Bluegrass Region

The Bluegrass Region is a geographic region in the state of Kentucky, United States. It occupies the northern part of the state and since European settlement has contained a majority of the state's population and its largest cities. Pre European settlement the region was mostly a savannah with wide grasslands with enormous oak trees periodically placed. It contained large herds of bison and other wildlife, especially near salt licks. The name "Kentucky" itself means "meadow lands" in several different Indian languages and was specifically applied to this region, only becoming a name for the entire state much later. Europeans named the Bluegrass Region for the blue flowered Poa grass that grew there.

By 1800 farms began noticing that horses who grazed in the Bluegrass region were more durable than those from other regions - this is due to the high content of calcium in the soil. Within decades the herds of bison would be wiped out and replaced with numerous thoroughbred horse farms. Other forms of agriculture flourished as well, including the cultivation of grapes, hemp, and tobacco. The first commercial winery in the United States was opened in the Bluegrass Region in 1801 in present day Jessamine County by a group of Swiss immigrants.

The Bluegrass region is characterized by underlying fossiliferous limestone, dolostone, and shale of the Ordovician geological age. Hills are generally rolling, and the soil is highly fertile for growing pasture. Since antebellum years, the Bluegrass Region has been a center for breeding quality livestock, especially Thoroughbred race horses.

The area is becoming increasingly developed with residential and commercial properties, particularly around Lexington. Farms are losing ground to development and slowly disappearing. In 2006, The World Monuments Fund included the Bluegrass Region on its global list of 100 most endangered sites.
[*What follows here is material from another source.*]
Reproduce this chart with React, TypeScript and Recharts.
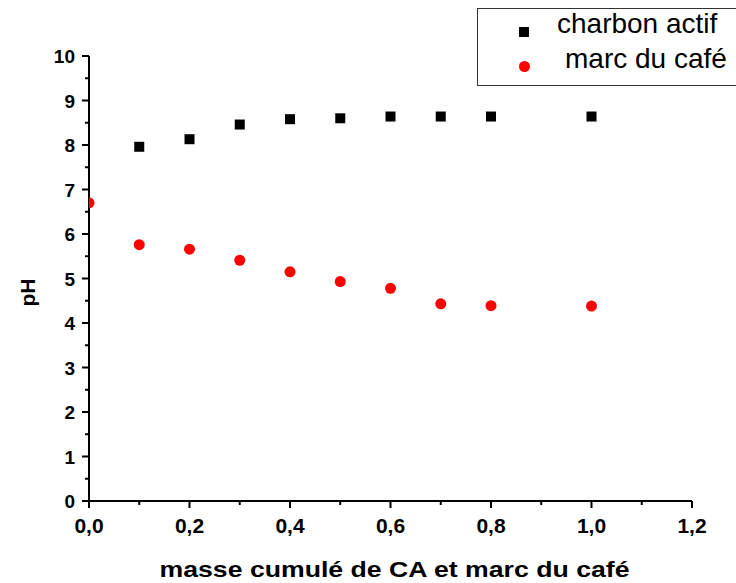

The Kentucky Bluegrass is bounded on the east by the Cumberland Plateau, with the Pottsville Escarpment forming the boundary. On the south and west, it borders the Pennyroyal Plateau, (also called the Pennyrile), with Muldraugh Hill, another escarpment, forming the boundary. Much of the region is drained by the Kentucky River and its tributaries. The river cuts a deep canyon called the Kentucky River Palisades through the region, preserving meanders that indicate that the river was once a mature low valley that was suddenly uplifted. Particularly near the Kentucky River, the region exhibits Karst topography, with sinkholes, caves, and disappearing streams that drain underground to the river.

Although Bluegrass music is popular throughout the region, the genre is actually indirectly named for the state rather than the region.

The overall climate for this region of the United States is a humid subtropical climate. It is located within the Upland South region of the United States.